>>>
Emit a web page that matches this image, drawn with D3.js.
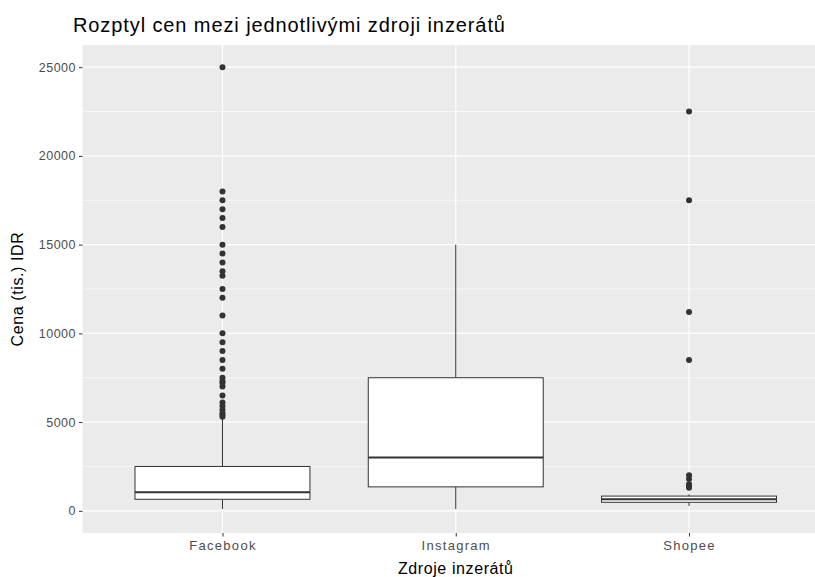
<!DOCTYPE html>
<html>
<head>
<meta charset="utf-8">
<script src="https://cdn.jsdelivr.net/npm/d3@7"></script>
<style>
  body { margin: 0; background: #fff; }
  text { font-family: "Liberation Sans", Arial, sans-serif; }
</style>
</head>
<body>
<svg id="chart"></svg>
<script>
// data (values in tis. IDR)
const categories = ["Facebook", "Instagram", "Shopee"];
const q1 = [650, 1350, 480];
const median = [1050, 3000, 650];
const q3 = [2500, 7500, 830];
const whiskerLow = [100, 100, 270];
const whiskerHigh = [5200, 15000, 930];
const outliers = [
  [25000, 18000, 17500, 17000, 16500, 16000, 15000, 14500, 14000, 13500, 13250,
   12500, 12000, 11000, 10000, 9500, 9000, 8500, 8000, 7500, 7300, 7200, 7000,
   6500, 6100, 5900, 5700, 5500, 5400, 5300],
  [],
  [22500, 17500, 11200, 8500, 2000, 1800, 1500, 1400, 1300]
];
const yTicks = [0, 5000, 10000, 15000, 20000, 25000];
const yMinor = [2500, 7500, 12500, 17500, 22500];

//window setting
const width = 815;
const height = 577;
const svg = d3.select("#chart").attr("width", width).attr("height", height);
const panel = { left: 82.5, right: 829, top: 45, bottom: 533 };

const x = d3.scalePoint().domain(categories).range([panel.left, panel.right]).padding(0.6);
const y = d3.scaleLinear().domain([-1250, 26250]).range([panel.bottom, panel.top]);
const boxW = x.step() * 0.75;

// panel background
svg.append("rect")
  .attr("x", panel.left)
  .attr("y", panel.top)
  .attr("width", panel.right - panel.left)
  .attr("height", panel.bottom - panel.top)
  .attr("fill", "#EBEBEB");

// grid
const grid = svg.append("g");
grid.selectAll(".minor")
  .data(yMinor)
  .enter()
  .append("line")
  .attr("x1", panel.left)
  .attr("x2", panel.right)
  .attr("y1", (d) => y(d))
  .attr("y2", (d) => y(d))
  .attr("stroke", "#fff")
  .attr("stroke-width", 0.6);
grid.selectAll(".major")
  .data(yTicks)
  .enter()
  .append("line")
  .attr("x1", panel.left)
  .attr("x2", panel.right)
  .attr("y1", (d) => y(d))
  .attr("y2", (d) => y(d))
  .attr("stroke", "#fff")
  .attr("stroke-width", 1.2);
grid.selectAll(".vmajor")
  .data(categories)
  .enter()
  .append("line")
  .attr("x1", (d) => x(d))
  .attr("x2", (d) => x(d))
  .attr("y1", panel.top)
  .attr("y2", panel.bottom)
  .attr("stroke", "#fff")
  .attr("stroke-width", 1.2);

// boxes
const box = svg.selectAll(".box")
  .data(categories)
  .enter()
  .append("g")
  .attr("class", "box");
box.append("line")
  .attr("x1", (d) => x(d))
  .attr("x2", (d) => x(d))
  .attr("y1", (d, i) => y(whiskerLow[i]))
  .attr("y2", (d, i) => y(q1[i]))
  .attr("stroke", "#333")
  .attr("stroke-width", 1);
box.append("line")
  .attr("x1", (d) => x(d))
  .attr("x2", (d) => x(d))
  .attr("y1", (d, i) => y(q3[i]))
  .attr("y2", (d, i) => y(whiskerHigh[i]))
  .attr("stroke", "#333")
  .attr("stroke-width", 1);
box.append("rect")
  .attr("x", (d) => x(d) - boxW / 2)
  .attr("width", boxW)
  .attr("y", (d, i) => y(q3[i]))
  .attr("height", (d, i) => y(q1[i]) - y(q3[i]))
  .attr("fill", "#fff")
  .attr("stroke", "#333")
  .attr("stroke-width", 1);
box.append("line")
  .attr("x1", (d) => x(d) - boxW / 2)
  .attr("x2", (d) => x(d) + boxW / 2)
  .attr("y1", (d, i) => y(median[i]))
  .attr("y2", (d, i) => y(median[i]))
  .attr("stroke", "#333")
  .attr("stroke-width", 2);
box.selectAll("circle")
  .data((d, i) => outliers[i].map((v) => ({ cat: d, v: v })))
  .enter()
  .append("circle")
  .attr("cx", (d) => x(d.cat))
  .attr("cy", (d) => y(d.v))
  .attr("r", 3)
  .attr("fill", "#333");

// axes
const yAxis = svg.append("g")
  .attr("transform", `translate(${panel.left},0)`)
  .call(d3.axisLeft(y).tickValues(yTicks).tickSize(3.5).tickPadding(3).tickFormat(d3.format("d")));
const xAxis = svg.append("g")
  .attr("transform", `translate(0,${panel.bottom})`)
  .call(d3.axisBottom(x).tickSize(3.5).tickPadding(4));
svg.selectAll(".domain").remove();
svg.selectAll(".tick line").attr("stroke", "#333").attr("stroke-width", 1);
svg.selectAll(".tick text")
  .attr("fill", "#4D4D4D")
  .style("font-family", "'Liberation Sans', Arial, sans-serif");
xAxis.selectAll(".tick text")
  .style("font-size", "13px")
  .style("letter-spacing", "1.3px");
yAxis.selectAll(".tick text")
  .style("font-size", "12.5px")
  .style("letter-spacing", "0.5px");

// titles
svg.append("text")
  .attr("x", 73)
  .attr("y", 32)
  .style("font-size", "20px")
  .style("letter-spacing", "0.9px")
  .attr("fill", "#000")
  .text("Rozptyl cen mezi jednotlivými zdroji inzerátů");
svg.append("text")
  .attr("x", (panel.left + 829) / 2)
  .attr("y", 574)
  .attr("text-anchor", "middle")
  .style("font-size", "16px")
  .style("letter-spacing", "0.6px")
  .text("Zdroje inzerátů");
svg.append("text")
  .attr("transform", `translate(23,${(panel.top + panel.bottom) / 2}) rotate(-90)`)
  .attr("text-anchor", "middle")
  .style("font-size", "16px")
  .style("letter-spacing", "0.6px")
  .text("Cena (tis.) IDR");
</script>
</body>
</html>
<<<
- Set problem
Return the listing above in full and without alteration, excluding its pictures.

- Task result
Emit a web page that matches this image, drawn with D3.js.
<!DOCTYPE html>
<html>
<head>
<meta charset="utf-8">
<script src="https://cdn.jsdelivr.net/npm/d3@7"></script>
<style>
  body { margin: 0; background: #fff; }
  text { font-family: "Liberation Sans", Arial, sans-serif; }
</style>
</head>
<body>
<svg id="chart"></svg>
<script>
// data (values in tis. IDR)
const categories = ["Facebook", "Instagram", "Shopee"];
const q1 = [650, 1350, 480];
const median = [1050, 3000, 650];
const q3 = [2500, 7500, 830];
const whiskerLow = [100, 100, 270];
const whiskerHigh = [5200, 15000, 930];
const outliers = [
  [25000, 18000, 17500, 17000, 16500, 16000, 15000, 14500, 14000, 13500, 13250,
   12500, 12000, 11000, 10000, 9500, 9000, 8500, 8000, 7500, 7300, 7200, 7000,
   6500, 6100, 5900, 5700, 5500, 5400, 5300],
  [],
  [22500, 17500, 11200, 8500, 2000, 1800, 1500, 1400, 1300]
];
const yTicks = [0, 5000, 10000, 15000, 20000, 25000];
const yMinor = [2500, 7500, 12500, 17500, 22500];

//window setting
const width = 815;
const height = 577;
const svg = d3.select("#chart").attr("width", width).attr("height", height);
const panel = { left: 82.5, right: 829, top: 45, bottom: 533 };

const x = d3.scalePoint().domain(categories).range([panel.left, panel.right]).padding(0.6);
const y = d3.scaleLinear().domain([-1250, 26250]).range([panel.bottom, panel.top]);
const boxW = x.step() * 0.75;

// panel background
svg.append("rect")
  .attr("x", panel.left)
  .attr("y", panel.top)
  .attr("width", panel.right - panel.left)
  .attr("height", panel.bottom - panel.top)
  .attr("fill", "#EBEBEB");

// grid
const grid = svg.append("g");
grid.selectAll(".minor")
  .data(yMinor)
  .enter()
  .append("line")
  .attr("x1", panel.left)
  .attr("x2", panel.right)
  .attr("y1", (d) => y(d))
  .attr("y2", (d) => y(d))
  .attr("stroke", "#fff")
  .attr("stroke-width", 0.6);
grid.selectAll(".major")
  .data(yTicks)
  .enter()
  .append("line")
  .attr("x1", panel.left)
  .attr("x2", panel.right)
  .attr("y1", (d) => y(d))
  .attr("y2", (d) => y(d))
  .attr("stroke", "#fff")
  .attr("stroke-width", 1.2);
grid.selectAll(".vmajor")
  .data(categories)
  .enter()
  .append("line")
  .attr("x1", (d) => x(d))
  .attr("x2", (d) => x(d))
  .attr("y1", panel.top)
  .attr("y2", panel.bottom)
  .attr("stroke", "#fff")
  .attr("stroke-width", 1.2);

// boxes
const box = svg.selectAll(".box")
  .data(categories)
  .enter()
  .append("g")
  .attr("class", "box");
box.append("line")
  .attr("x1", (d) => x(d))
  .attr("x2", (d) => x(d))
  .attr("y1", (d, i) => y(whiskerLow[i]))
  .attr("y2", (d, i) => y(q1[i]))
  .attr("stroke", "#333")
  .attr("stroke-width", 1);
box.append("line")
  .attr("x1", (d) => x(d))
  .attr("x2", (d) => x(d))
  .attr("y1", (d, i) => y(q3[i]))
  .attr("y2", (d, i) => y(whiskerHigh[i]))
  .attr("stroke", "#333")
  .attr("stroke-width", 1);
box.append("rect")
  .attr("x", (d) => x(d) - boxW / 2)
  .attr("width", boxW)
  .attr("y", (d, i) => y(q3[i]))
  .attr("height", (d, i) => y(q1[i]) - y(q3[i]))
  .attr("fill", "#fff")
  .attr("stroke", "#333")
  .attr("stroke-width", 1);
box.append("line")
  .attr("x1", (d) => x(d) - boxW / 2)
  .attr("x2", (d) => x(d) + boxW / 2)
  .attr("y1", (d, i) => y(median[i]))
  .attr("y2", (d, i) => y(median[i]))
  .attr("stroke", "#333")
  .attr("stroke-width", 2);
box.selectAll("circle")
  .data((d, i) => outliers[i].map((v) => ({ cat: d, v: v })))
  .enter()
  .append("circle")
  .attr("cx", (d) => x(d.cat))
  .attr("cy", (d) => y(d.v))
  .attr("r", 3)
  .attr("fill", "#333");

// axes
const yAxis = svg.append("g")
  .attr("transform", `translate(${panel.left},0)`)
  .call(d3.axisLeft(y).tickValues(yTicks).tickSize(3.5).tickPadding(3).tickFormat(d3.format("d")));
const xAxis = svg.append("g")
  .attr("transform", `translate(0,${panel.bottom})`)
  .call(d3.axisBottom(x).tickSize(3.5).tickPadding(4));
svg.selectAll(".domain").remove();
svg.selectAll(".tick line").attr("stroke", "#333").attr("stroke-width", 1);
svg.selectAll(".tick text")
  .attr("fill", "#4D4D4D")
  .style("font-family", "'Liberation Sans', Arial, sans-serif");
xAxis.selectAll(".tick text")
  .style("font-size", "13px")
  .style("letter-spacing", "1.3px");
yAxis.selectAll(".tick text")
  .style("font-size", "12.5px")
  .style("letter-spacing", "0.5px");

// titles
svg.append("text")
  .attr("x", 73)
  .attr("y", 32)
  .style("font-size", "20px")
  .style("letter-spacing", "0.9px")
  .attr("fill", "#000")
  .text("Rozptyl cen mezi jednotlivými zdroji inzerátů");
svg.append("text")
  .attr("x", (panel.left + 829) / 2)
  .attr("y", 574)
  .attr("text-anchor", "middle")
  .style("font-size", "16px")
  .style("letter-spacing", "0.6px")
  .text("Zdroje inzerátů");
svg.append("text")
  .attr("transform", `translate(23,${(panel.top + panel.bottom) / 2}) rotate(-90)`)
  .attr("text-anchor", "middle")
  .style("font-size", "16px")
  .style("letter-spacing", "0.6px")
  .text("Cena (tis.) IDR");
</script>
</body>
</html>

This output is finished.